What was a whimsical and fun part of the 3 Mobile event, could become a very useful addition to the bar and restaurant industries once they start opening again.  We have close ties in this industry and have been thinking about apps, QR codes and other tech to roll out to maintain social distancing and to keep the staff and customers safe.  Did Yo Sushi! inadvertently future proof themselves when they introduced their conveyor belts?  Will we see more venues using similar serving tools?

With half of all science and technology budgets in the UK and the USA devoted to the technologies of military industrial development, according to the OECD, is the future bright for technology in our own industry?

Over the centuries, technology has been harnessed by fun-merchants, entertainers and the hospitality industry to delight, entrance and engage audiences in novel ways.

Take Leonardo da Vinci, for example.  Five hundred years ago, he invented the helicopter, the tank, the parachute, the driverless cart, the catapult … all with military potential.

But what delights us most? His clockwork lion! Designed in 1517 to amuse the King of France, this engineering genius had already created a couple of working models based on an engineering miracle

One could rear on its hind legs but couldn’t walk. The second lion could walk under its own power and move its head. When the king stepped forward and tapped the lion with his sword, its body opened and presented him with lilies, the French symbol of royalty. “He was,” said the president of his museum at Clos Lucé, soon to be turned into a Da Vinci theme park, “a kind of George Lucas of the early 16th century - his special effects were legendary."


The technology that Leonardo used involved a complex meshing of gears, pulleys, chains, wheels, pendulums and axles. The pendulum technology predated the early 17th century and the axle – which makes the lion's legs move – hints at methods not fully developed until the late 18th and 19th centuries.

So today, can technology offer a solution to the problem of social distancing? We believe that the social distancing restrictions will open up new opportunities for efficiency with solutions being found through integration of technology.

Talking to Dan Bainbridge at Neutral Digital, specialists in Augmented and Virtual Reality software development, we can see how companies who have been ahead of the curve, like Waitrose, tooled up with handheld machines to scan and tot up your weekly shopping in the store.

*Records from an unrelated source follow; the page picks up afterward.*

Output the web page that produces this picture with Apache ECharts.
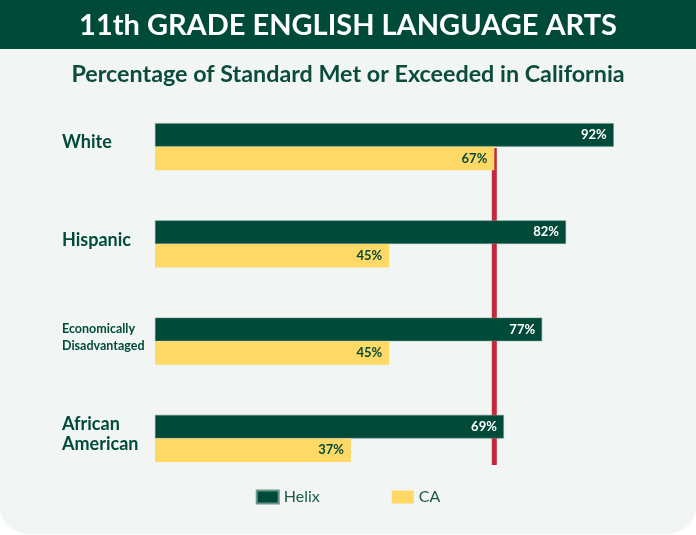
<!DOCTYPE html>
<html>
<head>
<meta charset="utf-8">
<script src="https://cdn.jsdelivr.net/npm/echarts@6/dist/echarts.min.js"></script>
<style>
  html, body { margin: 0; padding: 0; background: #ffffff; }
  #chart { width: 696px; height: 535px; }
</style>
</head>
<body>
<div id="chart"></div>
<script>
// ---- data ----
const categories = ['White', 'Hispanic', 'Economically\nDisadvantaged', 'African\nAmerican'];
const helixValues = [92, 82, 77, 69];
const caValues = [67, 45, 45, 37];
const seriesNames = ['Helix', 'CA'];
const referenceLine = 67;
const titleText = '11th GRADE ENGLISH LANGUAGE ARTS';
const subtitleText = 'Percentage of Standard Met or Exceeded in California';

// ---- styles ----
const GREEN = '#004a3a';
const YELLOW = '#ffd966';
const RED = '#c5283a';
const BG = '#f1f5f4';
const FONT = 'Lato, "Open Sans", sans-serif';
const labelStyleKeys = ['big', 'big', 'small', 'big2'];

const chart = echarts.init(document.getElementById('chart'), null, { renderer: 'canvas' });

const xAxisCommon = { type: 'value', min: -4, max: 100, show: false, splitLine: { show: false } };

chart.setOption({
  backgroundColor: 'transparent',
  animation: false,
  graphic: [
    { type: 'rect', z: -10, shape: { x: 0, y: 0, width: 696, height: 534, r: [0, 0, 28, 28] }, style: { fill: BG } },
    { type: 'rect', z: -9, shape: { x: 0, y: 0, width: 696, height: 49 }, style: { fill: GREEN } }
  ],
  title: [
    { text: titleText, left: 'center', top: 11, padding: 0,
      textStyle: { color: '#ffffff', fontFamily: FONT, fontWeight: 'bold', fontSize: 29 } },
    { text: subtitleText, left: 'center', top: 63, padding: 0,
      textStyle: { color: '#0c4c3c', fontFamily: FONT, fontWeight: 'bold', fontSize: 23.3 } }
  ],
  legend: {
    data: seriesNames,
    top: 484, left: 'center',
    itemWidth: 22, itemHeight: 13, itemGap: 72,
    icon: 'rect',
    textStyle: { color: '#1d5a4a', fontFamily: FONT, fontSize: 16, fontWeight: 'normal' }
  },
  grid: [
    { left: 155, right: 44, top: 98, height: 389, containLabel: false, outerBoundsMode: 'none' },
    { left: 155, right: 44, top: 148, bottom: 70, containLabel: false, outerBoundsMode: 'none' }
  ],
  xAxis: [
    Object.assign({ gridIndex: 0, startValue: -4 }, xAxisCommon),
    Object.assign({ gridIndex: 1 }, xAxisCommon)
  ],
  yAxis: [
    {
      gridIndex: 0, type: 'category', data: categories, inverse: true,
      axisLine: { show: false }, axisTick: { show: false }, splitLine: { show: false },
      axisLabel: {
        align: 'left', margin: 93, padding: [0, 0, 8, 0],
        formatter: (v, i) => '{' + labelStyleKeys[i] + '|' + v + '}',
        rich: {
          big: { fontFamily: FONT, fontWeight: 'bold', fontSize: 18, color: GREEN },
          small: { fontFamily: FONT, fontWeight: 'bold', fontSize: 12.5, lineHeight: 17, color: GREEN },
          big2: { fontFamily: FONT, fontWeight: 'bold', fontSize: 18, lineHeight: 20, color: GREEN }
        }
      }
    },
    { gridIndex: 1, type: 'value', min: 0, max: 1, show: false, splitLine: { show: false } }
  ],
  series: [
    {
      name: seriesNames[0], type: 'bar', xAxisIndex: 0, yAxisIndex: 0, z: 3,
      data: helixValues, barWidth: 23.5, barGap: '0%',
      itemStyle: { color: GREEN, borderColor: '#6b9488', borderWidth: 0.5 },
      label: { show: true, position: 'insideRight', distance: 7, formatter: '{c}%',
        color: '#ffffff', fontFamily: FONT, fontWeight: 'bold', fontSize: 13 }
    },
    {
      name: seriesNames[1], type: 'bar', xAxisIndex: 0, yAxisIndex: 0, z: 3,
      data: caValues, barWidth: 23.5, barGap: '0%',
      itemStyle: { color: YELLOW },
      label: { show: true, position: 'insideRight', distance: 7, formatter: '{c}%',
        color: GREEN, fontFamily: FONT, fontWeight: 'bold', fontSize: 13 }
    },
    {
      name: 'reference', type: 'line', xAxisIndex: 1, yAxisIndex: 1, z: 1,
      data: [[referenceLine, 0], [referenceLine, 1]],
      symbol: 'none', silent: true,
      lineStyle: { color: RED, width: 5, cap: 'butt' }
    }
  ]
});
</script>
</body>
</html>
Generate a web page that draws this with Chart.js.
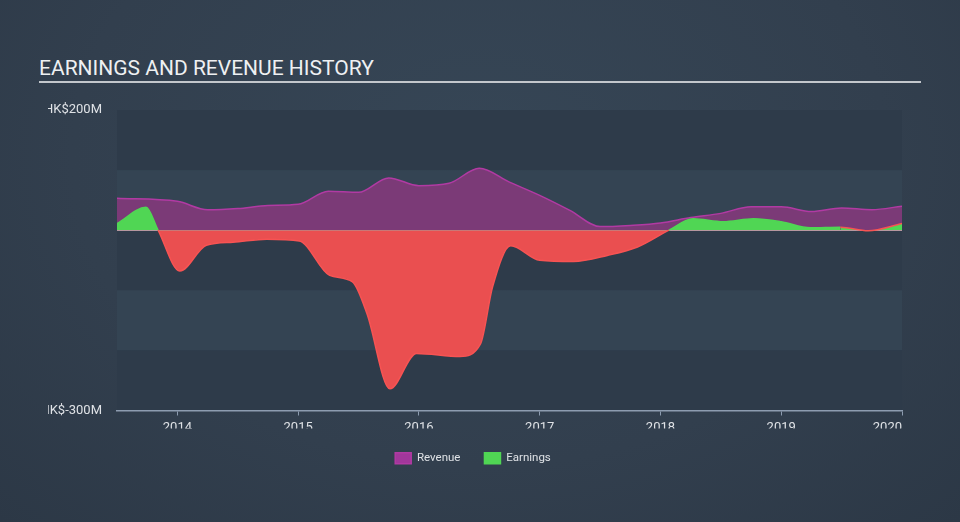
<!DOCTYPE html>
<html>
<head>
<meta charset="utf-8">
<script src="https://cdn.jsdelivr.net/npm/chart.js@4/dist/chart.umd.min.js"></script>
<style>
  html, body { margin: 0; padding: 0; }
  body {
    width: 960px; height: 522px; overflow: hidden; position: relative;
    background: radial-gradient(ellipse at 50% 30%, #364656 0%, #323f4e 60%, #2c3846 100%);
    font-family: Roboto, "Noto Sans", sans-serif;
  }
  .chart-title {
    position: absolute; left: 39px; top: 56px; width: 882px;
    margin: 0; padding: 0 0 1px 0;
    font-size: 21px; line-height: 24px; font-weight: 400; color: #eef0f2;
    border-bottom: 2px solid #c3c7cc;
  }
  .chart-wrap { position: absolute; left: 0; top: 0; width: 960px; height: 522px; }
</style>
</head>
<body>
<h1 class="chart-title">EARNINGS AND REVENUE HISTORY</h1>
<div class="chart-wrap"><canvas id="chart" width="960" height="522"></canvas></div>
<script>
// values in HK$ millions, x as decimal years
const revenueYears = [2013.5, 2014.0, 2014.25, 2014.5, 2014.75, 2015.0, 2015.25, 2015.5, 2015.75, 2016.0, 2016.25, 2016.5, 2016.75, 2017.0, 2017.25, 2017.5, 2017.75, 2018.0, 2018.25, 2018.5, 2018.75, 2019.0, 2019.25, 2019.5, 2019.75, 2020.0];
const revenueValues = [53, 48, 34, 36, 41, 43, 65, 63, 87, 74, 78, 103, 80, 58, 33, 6, 8, 12, 21, 28, 39, 39, 31, 37, 34, 40];

const earningsYears = [2013.5, 2013.74, 2013.84, 2014.02, 2014.24, 2014.46, 2014.74, 2015.01, 2015.26, 2015.45, 2015.57, 2015.76, 2015.98, 2016.34, 2016.51, 2016.61, 2016.76, 2017.0, 2017.28, 2017.56, 2017.81, 2018.07, 2018.27, 2018.52, 2018.77, 2019.0, 2019.24, 2019.49, 2019.72, 2020.0];
const earningsValues = [11, 38, 0, -68, -25, -20, -15, -18, -75, -86, -139, -264, -205, -210, -189, -94, -26, -50, -52, -42, -28, 0, 19, 14, 19, 14, 4, 5, -1, 11];

const yearTicks = [2014, 2015, 2016, 2017, 2018, 2019, 2020];
const valueTicks = [200, -300];
const bandEdges = [200, 100, 0, -100, -200, -300];

const toPoints = (xs, ys) => xs.map((x, i) => ({ x, y: ys[i] }));

const RED = "#ea4f50";
const GREEN = "#50d654";

const backdrop = {
  id: "backdrop",
  beforeDraw(chart) {
    const { ctx, chartArea, scales } = chart;
    ctx.save();
    for (let i = 0; i < bandEdges.length - 1; i++) {
      const top = scales.y.getPixelForValue(bandEdges[i]);
      const bottom = scales.y.getPixelForValue(bandEdges[i + 1]);
      ctx.fillStyle = i % 2 === 0 ? "#2e3b4a" : "#344453";
      ctx.fillRect(chartArea.left, top, chartArea.right - chartArea.left, bottom - top);
    }
    ctx.restore();
  },
  beforeDatasetsDraw(chart) {
    const { ctx, chartArea, scales } = chart;
    const zero = scales.y.getPixelForValue(0);
    ctx.save();
    ctx.strokeStyle = "#c5cad0";
    ctx.lineWidth = 1.5;
    ctx.beginPath();
    ctx.moveTo(chartArea.left, zero);
    ctx.lineTo(chartArea.right, zero);
    ctx.stroke();
    ctx.restore();
  },
  afterLayout(chart) {
    // y labels are cut off on the left, like the reference
    const y = chart.scales.y;
    if (!y._clipPatched) {
      const orig = y.drawLabels.bind(y);
      y.drawLabels = (area) => {
        const ctx = chart.ctx;
        ctx.save();
        ctx.beginPath();
        ctx.rect(48, 0, chart.width, chart.height);
        ctx.clip();
        orig(area);
        ctx.restore();
      };
      y._clipPatched = true;
    }
    // last year label sits left of its tick
    const x = chart.scales.x;
    if (!x._alignPatched) {
      const origItems = x._computeLabelItems.bind(x);
      x._computeLabelItems = (area) => {
        const items = origItems(area);
        if (items.length) items[items.length - 1].options.textAlign = "right";
        return items;
      };
      x._alignPatched = true;
    }
  },
};

const ctx = document.getElementById("chart").getContext("2d");

new Chart(ctx, {
  type: "line",
  data: {
    datasets: [
      {
        label: "Revenue",
        data: toPoints(revenueYears, revenueValues),
        order: 1,
        borderColor: "#b13aa3",
        backgroundColor: "#a2379b",
        borderWidth: 1.5,
        pointRadius: 0,
        cubicInterpolationMode: "monotone",
        fill: { target: "origin", above: "#7b3a77", below: "#7b3a77" },
      },
      {
        label: "Earnings",
        data: toPoints(earningsYears, earningsValues),
        order: 0,
        borderColor: GREEN,
        backgroundColor: GREEN,
        borderWidth: 1.5,
        pointRadius: 0,
        cubicInterpolationMode: "monotone",
        segment: {
          borderColor: (c) => (c.p0.parsed.y < 0 || c.p1.parsed.y < 0 ? "#f75353" : GREEN),
        },
        fill: { target: { value: 0 }, above: GREEN, below: RED },
      },
    ],
  },
  options: {
    responsive: false,
    animation: false,
    layout: {
      padding: { left: 44, right: 58, top: 110, bottom: 48 },
    },
    plugins: {
      legend: {
        position: "bottom",
        labels: {
          boxWidth: 16,
          boxHeight: 11,
          padding: 24,
          color: "#dfe2e6",
          font: { family: "Roboto", size: 11.5 },
          sort: (a, b) => a.datasetIndex - b.datasetIndex,
        },
      },
      tooltip: { enabled: false },
    },
    scales: {
      x: {
        type: "linear",
        min: 2013.5,
        max: 2020.0,
        afterBuildTicks: (s) => {
          s.ticks = yearTicks.map((v) => ({ value: v }));
        },
        afterFit: (s) => {
          s.height = 18;
        },
        grid: {
          drawOnChartArea: false,
          drawTicks: true,
          tickLength: 5,
          color: "#8d9cb0",
        },
        border: { display: true, color: "#8d9cb0", width: 1.5 },
        ticks: {
          padding: 4,
          maxRotation: 0,
          color: "#dfe2e6",
          font: { family: "Roboto", size: 13 },
          callback: (v) => String(v),
        },
      },
      y: {
        min: -300,
        max: 200,
        afterBuildTicks: (s) => {
          s.ticks = valueTicks.map((v) => ({ value: v }));
        },
        afterFit: (s) => {
          s.width = 73;
        },
        grid: { display: false, drawTicks: false },
        border: { display: false },
        ticks: {
          padding: 15,
          color: "#dfe2e6",
          font: { family: "Roboto", size: 13 },
          callback: (v) => "HK$" + v + "M",
        },
      },
    },
  },
  plugins: [backdrop],
});
</script>
</body>
</html>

These now present a hygiene issue and so ironically Sainsbury’s, coming into the technology at a later stage, have developed an app to be downloaded onto a personal mobile, eliminating the problem of sanitisation. Touch-screen technology, installed in shopping malls, airports and trade shows around the world, have a similar issue in terms of Health and Safety as a result of Covid-19 and fears about contagion.


But where there are unforeseen setbacks, there’s also opportunity. We’re currently working with AR technology on a project, using AR, to re-purpose vacant buildings in creative ways .


The Van Gogh experience on the South Bank, an interactive once-in-a-lifetime experience, created by the Van Gogh Museum in Amsterdam which used cutting edge audio-visual techniques to take visitors on an unforgettable journey in Van Gogh’s footsteps, was along with everything else cancelled shortly after opening due to lockdown. This experience along with other notable innovative curated museum experiences are leading the way in the future of engagement. There’s everything to be gained by harnessing alternative realities to bridge the gap and progress with, or even beyond, face-to-face events, into a new paradigm of engagement.


There will no doubt be a flurry of new technology introduced to ensure safety, to track & trace, to maintain social distancing and of course, to provide culture and escapism in a modified way from the live experiences we are used to.  With the amalgamation of existing and upcoming technology, coupled with the want and need for real world social interaction.  We predict the future of events will be exciting, positive, mindful and as an industry, will overcome all the current obstacles and flourish. Perhaps Ready Player One, The Oasis and the technology seen within isn’t that far away after all.